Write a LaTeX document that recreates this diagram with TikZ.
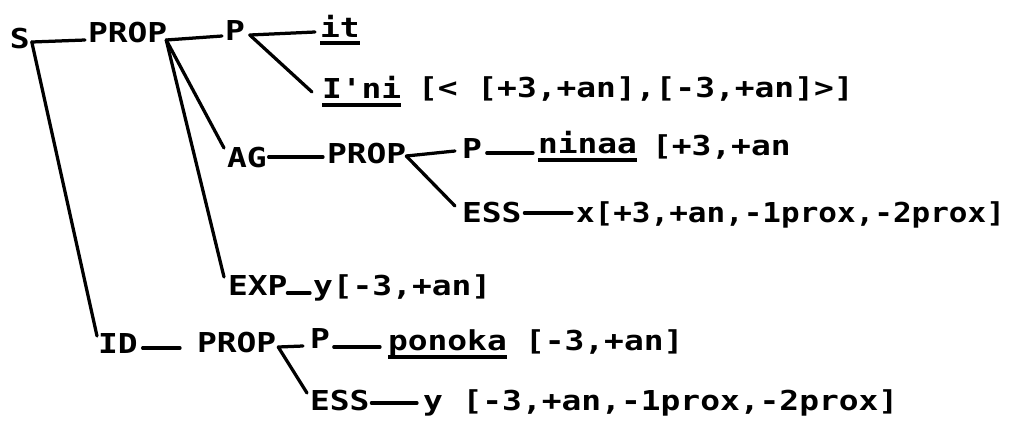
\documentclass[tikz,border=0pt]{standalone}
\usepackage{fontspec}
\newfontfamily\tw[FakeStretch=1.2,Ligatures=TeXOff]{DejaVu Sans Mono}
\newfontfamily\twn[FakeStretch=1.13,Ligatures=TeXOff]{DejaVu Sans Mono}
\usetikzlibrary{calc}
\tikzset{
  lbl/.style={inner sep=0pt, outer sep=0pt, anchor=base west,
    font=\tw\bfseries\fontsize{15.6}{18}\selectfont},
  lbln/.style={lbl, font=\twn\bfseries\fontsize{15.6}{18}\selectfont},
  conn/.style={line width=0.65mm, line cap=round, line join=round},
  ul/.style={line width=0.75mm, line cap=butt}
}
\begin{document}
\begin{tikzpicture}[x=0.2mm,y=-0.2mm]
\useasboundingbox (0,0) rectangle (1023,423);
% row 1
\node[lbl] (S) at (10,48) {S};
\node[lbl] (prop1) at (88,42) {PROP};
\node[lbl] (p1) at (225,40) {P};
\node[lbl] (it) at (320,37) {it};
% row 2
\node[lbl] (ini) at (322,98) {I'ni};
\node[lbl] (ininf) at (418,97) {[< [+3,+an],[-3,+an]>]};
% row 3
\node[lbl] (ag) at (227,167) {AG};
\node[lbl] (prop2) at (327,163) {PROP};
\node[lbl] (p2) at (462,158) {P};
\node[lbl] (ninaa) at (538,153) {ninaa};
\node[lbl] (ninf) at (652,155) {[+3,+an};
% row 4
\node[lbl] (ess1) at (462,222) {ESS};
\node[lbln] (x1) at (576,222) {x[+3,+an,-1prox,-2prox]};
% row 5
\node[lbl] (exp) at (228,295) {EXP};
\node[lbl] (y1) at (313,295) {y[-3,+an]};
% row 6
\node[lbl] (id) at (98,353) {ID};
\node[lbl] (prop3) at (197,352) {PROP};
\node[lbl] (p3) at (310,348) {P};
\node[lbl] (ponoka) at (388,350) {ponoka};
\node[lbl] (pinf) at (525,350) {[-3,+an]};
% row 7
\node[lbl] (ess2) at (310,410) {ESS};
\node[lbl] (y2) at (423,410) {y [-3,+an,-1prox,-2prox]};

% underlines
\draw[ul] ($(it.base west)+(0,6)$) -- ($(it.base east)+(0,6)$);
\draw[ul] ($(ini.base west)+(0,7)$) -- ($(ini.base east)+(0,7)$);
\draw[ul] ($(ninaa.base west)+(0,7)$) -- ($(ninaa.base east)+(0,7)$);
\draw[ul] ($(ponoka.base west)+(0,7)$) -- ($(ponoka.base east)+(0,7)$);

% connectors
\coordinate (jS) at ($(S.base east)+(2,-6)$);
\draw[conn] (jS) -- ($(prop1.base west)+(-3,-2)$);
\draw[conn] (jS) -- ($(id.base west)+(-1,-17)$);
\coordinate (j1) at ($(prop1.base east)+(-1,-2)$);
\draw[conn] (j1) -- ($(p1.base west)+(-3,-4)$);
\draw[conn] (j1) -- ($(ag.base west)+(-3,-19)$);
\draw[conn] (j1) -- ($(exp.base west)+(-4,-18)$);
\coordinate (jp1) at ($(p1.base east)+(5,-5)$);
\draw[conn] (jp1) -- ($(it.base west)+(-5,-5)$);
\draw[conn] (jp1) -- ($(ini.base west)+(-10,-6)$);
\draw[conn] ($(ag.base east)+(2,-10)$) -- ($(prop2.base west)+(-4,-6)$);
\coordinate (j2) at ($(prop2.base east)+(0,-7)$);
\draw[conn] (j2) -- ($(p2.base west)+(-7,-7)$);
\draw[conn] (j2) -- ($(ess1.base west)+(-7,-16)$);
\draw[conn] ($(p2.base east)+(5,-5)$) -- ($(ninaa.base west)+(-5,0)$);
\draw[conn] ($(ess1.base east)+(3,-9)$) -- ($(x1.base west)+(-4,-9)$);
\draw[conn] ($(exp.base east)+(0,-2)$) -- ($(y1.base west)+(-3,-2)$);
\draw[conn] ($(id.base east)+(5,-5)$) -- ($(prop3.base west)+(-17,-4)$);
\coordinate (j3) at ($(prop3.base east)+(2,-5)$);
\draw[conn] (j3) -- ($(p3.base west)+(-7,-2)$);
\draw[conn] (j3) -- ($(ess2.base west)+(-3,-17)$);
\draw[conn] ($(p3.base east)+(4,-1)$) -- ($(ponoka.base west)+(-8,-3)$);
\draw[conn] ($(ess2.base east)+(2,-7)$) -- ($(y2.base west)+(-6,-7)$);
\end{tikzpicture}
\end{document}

* * *

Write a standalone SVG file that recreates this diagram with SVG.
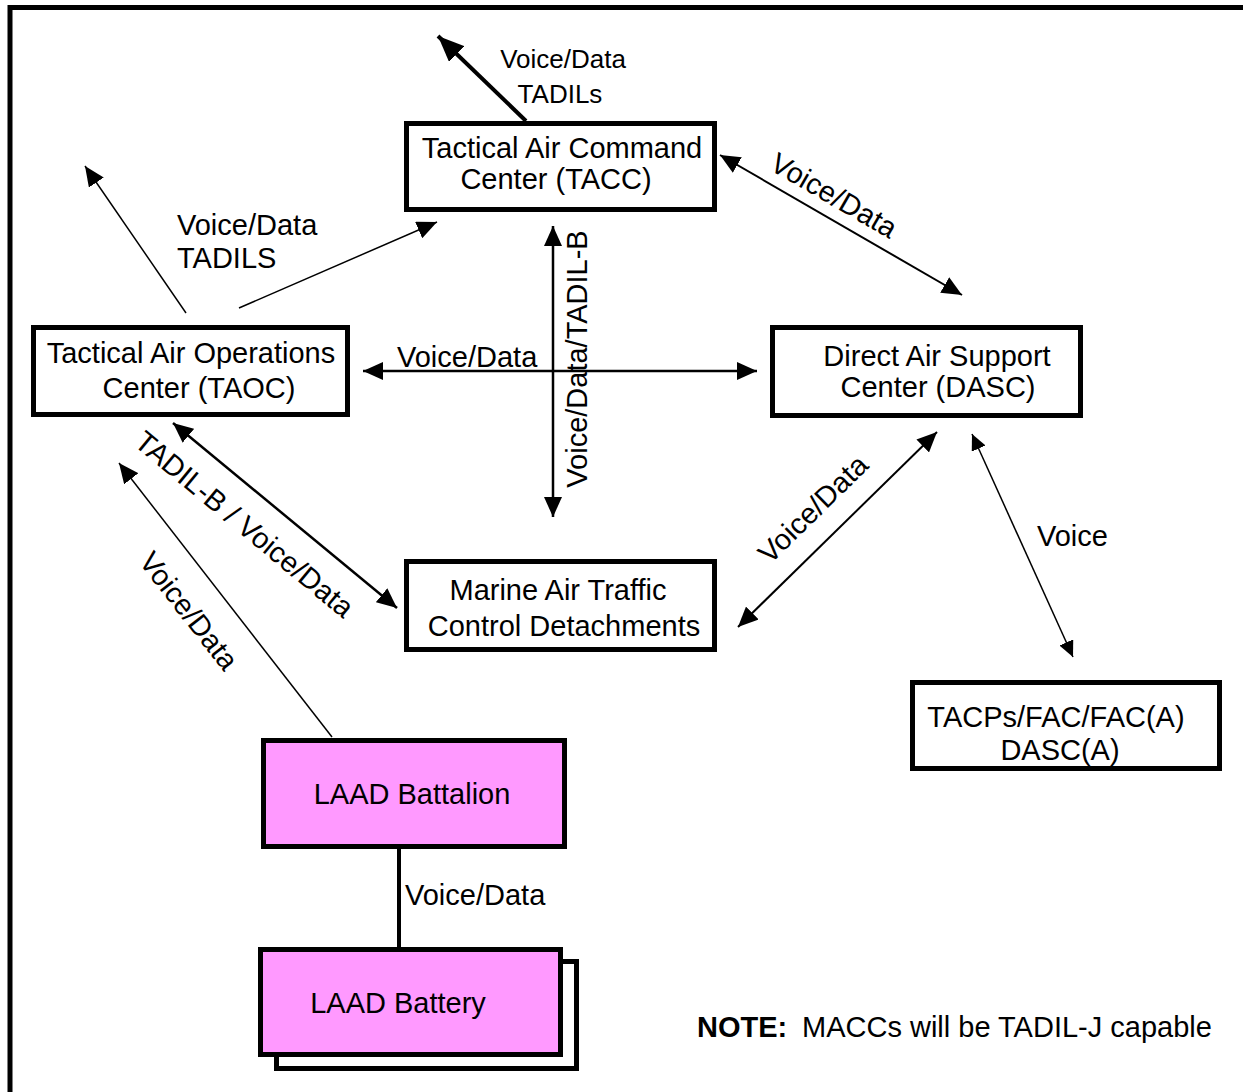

--

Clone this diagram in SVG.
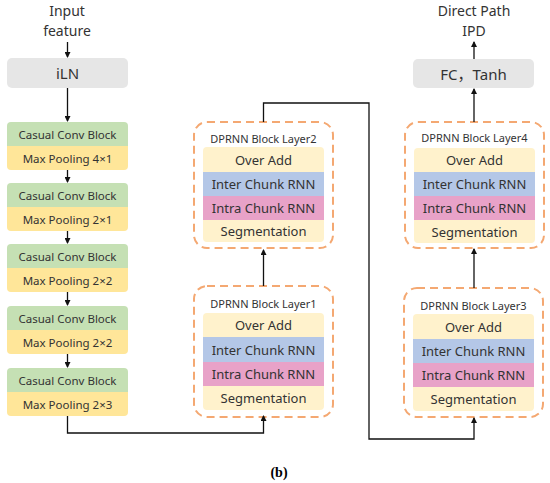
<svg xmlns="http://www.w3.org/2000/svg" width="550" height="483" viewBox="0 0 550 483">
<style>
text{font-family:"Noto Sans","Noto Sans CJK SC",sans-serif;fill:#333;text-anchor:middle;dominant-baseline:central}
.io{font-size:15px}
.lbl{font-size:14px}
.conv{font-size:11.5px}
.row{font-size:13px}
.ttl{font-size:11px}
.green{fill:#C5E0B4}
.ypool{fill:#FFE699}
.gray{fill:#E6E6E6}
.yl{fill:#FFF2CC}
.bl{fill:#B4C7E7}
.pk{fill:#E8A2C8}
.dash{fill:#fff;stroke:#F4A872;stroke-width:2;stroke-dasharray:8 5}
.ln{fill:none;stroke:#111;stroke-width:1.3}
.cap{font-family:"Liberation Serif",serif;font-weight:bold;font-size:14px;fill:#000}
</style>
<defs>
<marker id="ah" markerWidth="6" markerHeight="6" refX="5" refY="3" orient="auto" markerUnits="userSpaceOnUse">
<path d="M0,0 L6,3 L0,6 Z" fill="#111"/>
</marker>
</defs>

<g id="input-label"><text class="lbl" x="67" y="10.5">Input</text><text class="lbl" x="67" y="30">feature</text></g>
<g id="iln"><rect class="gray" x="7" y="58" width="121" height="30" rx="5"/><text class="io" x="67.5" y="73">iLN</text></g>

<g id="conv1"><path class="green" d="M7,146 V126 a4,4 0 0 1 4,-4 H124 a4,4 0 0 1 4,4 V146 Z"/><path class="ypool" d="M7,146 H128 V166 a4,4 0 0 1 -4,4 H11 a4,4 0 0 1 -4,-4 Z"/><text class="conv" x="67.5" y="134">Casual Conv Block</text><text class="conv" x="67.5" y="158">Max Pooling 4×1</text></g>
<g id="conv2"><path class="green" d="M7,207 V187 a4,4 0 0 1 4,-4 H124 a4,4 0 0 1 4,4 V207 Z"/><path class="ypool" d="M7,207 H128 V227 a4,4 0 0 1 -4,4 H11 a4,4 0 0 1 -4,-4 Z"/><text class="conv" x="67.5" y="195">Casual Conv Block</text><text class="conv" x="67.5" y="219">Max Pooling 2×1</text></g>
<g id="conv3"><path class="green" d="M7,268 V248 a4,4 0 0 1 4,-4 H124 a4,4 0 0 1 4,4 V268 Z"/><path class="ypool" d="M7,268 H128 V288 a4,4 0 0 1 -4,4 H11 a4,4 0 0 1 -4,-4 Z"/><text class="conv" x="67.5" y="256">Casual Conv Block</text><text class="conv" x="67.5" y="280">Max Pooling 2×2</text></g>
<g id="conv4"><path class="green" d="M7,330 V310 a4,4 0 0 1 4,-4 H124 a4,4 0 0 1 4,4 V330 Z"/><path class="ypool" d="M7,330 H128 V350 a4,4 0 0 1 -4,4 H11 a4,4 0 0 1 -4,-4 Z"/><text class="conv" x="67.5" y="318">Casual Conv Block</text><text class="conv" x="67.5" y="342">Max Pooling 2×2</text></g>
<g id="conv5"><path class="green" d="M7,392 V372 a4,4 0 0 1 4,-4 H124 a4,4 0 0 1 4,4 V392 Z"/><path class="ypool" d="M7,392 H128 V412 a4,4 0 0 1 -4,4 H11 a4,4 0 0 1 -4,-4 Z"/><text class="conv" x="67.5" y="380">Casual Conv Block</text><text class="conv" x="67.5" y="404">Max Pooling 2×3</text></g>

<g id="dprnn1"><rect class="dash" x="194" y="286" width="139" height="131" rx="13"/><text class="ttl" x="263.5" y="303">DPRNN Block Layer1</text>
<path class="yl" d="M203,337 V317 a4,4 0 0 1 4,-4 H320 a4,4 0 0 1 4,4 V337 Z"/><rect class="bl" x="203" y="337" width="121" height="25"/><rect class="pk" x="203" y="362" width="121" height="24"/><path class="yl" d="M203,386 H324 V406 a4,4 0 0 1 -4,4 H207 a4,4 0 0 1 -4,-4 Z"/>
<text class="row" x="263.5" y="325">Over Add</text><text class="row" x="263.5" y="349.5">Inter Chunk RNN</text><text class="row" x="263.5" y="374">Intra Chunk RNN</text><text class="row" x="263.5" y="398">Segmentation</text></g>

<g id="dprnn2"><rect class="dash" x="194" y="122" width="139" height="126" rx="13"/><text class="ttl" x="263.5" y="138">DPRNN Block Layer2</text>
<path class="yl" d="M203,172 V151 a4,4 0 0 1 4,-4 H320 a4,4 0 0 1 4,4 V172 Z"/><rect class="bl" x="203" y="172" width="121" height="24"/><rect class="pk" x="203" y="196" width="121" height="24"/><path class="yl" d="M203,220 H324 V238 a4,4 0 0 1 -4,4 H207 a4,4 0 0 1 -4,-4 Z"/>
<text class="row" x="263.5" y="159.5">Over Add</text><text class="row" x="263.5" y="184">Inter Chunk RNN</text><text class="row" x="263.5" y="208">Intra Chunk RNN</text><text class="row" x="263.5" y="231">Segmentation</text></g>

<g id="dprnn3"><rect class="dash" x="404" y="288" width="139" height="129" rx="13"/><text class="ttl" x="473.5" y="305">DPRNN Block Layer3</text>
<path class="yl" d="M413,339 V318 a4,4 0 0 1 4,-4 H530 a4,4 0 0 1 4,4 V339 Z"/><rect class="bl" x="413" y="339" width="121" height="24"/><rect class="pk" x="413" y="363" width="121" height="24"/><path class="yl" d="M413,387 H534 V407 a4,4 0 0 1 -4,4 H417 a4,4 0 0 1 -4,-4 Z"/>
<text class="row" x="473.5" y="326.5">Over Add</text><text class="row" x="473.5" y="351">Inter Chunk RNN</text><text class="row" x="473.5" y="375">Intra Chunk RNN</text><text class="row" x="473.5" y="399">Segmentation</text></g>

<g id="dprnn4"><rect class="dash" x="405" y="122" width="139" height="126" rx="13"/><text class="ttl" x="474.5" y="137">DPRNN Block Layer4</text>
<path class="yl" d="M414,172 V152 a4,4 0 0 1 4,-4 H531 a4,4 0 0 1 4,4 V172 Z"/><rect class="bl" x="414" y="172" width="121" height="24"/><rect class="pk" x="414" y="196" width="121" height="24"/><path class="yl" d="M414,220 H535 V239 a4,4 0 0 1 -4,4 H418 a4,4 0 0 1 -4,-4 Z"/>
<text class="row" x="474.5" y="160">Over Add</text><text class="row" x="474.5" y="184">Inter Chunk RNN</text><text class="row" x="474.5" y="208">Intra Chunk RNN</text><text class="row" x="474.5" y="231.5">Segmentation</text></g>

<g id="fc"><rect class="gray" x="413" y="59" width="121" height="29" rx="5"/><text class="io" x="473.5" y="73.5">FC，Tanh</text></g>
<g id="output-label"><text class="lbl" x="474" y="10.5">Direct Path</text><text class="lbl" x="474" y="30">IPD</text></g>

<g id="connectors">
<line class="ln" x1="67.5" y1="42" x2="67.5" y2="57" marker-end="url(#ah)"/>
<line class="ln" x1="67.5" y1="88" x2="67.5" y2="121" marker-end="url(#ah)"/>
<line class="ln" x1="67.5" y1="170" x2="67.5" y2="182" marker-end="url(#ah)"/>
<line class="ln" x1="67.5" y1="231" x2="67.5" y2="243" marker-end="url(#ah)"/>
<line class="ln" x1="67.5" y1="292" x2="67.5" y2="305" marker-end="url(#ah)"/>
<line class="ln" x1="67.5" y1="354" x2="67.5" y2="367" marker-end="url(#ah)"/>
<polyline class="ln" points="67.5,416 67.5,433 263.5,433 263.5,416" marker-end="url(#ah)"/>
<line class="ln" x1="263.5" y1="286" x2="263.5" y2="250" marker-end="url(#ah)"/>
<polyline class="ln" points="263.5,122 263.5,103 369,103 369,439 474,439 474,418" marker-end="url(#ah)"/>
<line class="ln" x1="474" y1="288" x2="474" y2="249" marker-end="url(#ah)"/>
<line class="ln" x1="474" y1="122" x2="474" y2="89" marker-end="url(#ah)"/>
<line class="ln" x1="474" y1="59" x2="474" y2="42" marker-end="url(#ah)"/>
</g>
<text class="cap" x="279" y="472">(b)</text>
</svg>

Exercise requirements:
Using the data above, extract exactly the lines from the one containing "Write a LaTeX" through the one containing "-- ($(ponoka.base east)+(0,7)$);". Pictures are left out.

Task response:
Write a LaTeX document that recreates this diagram with TikZ.
\documentclass[tikz,border=0pt]{standalone}
\usepackage{fontspec}
\newfontfamily\tw[FakeStretch=1.2,Ligatures=TeXOff]{DejaVu Sans Mono}
\newfontfamily\twn[FakeStretch=1.13,Ligatures=TeXOff]{DejaVu Sans Mono}
\usetikzlibrary{calc}
\tikzset{
  lbl/.style={inner sep=0pt, outer sep=0pt, anchor=base west,
    font=\tw\bfseries\fontsize{15.6}{18}\selectfont},
  lbln/.style={lbl, font=\twn\bfseries\fontsize{15.6}{18}\selectfont},
  conn/.style={line width=0.65mm, line cap=round, line join=round},
  ul/.style={line width=0.75mm, line cap=butt}
}
\begin{document}
\begin{tikzpicture}[x=0.2mm,y=-0.2mm]
\useasboundingbox (0,0) rectangle (1023,423);
% row 1
\node[lbl] (S) at (10,48) {S};
\node[lbl] (prop1) at (88,42) {PROP};
\node[lbl] (p1) at (225,40) {P};
\node[lbl] (it) at (320,37) {it};
% row 2
\node[lbl] (ini) at (322,98) {I'ni};
\node[lbl] (ininf) at (418,97) {[< [+3,+an],[-3,+an]>]};
% row 3
\node[lbl] (ag) at (227,167) {AG};
\node[lbl] (prop2) at (327,163) {PROP};
\node[lbl] (p2) at (462,158) {P};
\node[lbl] (ninaa) at (538,153) {ninaa};
\node[lbl] (ninf) at (652,155) {[+3,+an};
% row 4
\node[lbl] (ess1) at (462,222) {ESS};
\node[lbln] (x1) at (576,222) {x[+3,+an,-1prox,-2prox]};
% row 5
\node[lbl] (exp) at (228,295) {EXP};
\node[lbl] (y1) at (313,295) {y[-3,+an]};
% row 6
\node[lbl] (id) at (98,353) {ID};
\node[lbl] (prop3) at (197,352) {PROP};
\node[lbl] (p3) at (310,348) {P};
\node[lbl] (ponoka) at (388,350) {ponoka};
\node[lbl] (pinf) at (525,350) {[-3,+an]};
% row 7
\node[lbl] (ess2) at (310,410) {ESS};
\node[lbl] (y2) at (423,410) {y [-3,+an,-1prox,-2prox]};

% underlines
\draw[ul] ($(it.base west)+(0,6)$) -- ($(it.base east)+(0,6)$);
\draw[ul] ($(ini.base west)+(0,7)$) -- ($(ini.base east)+(0,7)$);
\draw[ul] ($(ninaa.base west)+(0,7)$) -- ($(ninaa.base east)+(0,7)$);
\draw[ul] ($(ponoka.base west)+(0,7)$) -- ($(ponoka.base east)+(0,7)$);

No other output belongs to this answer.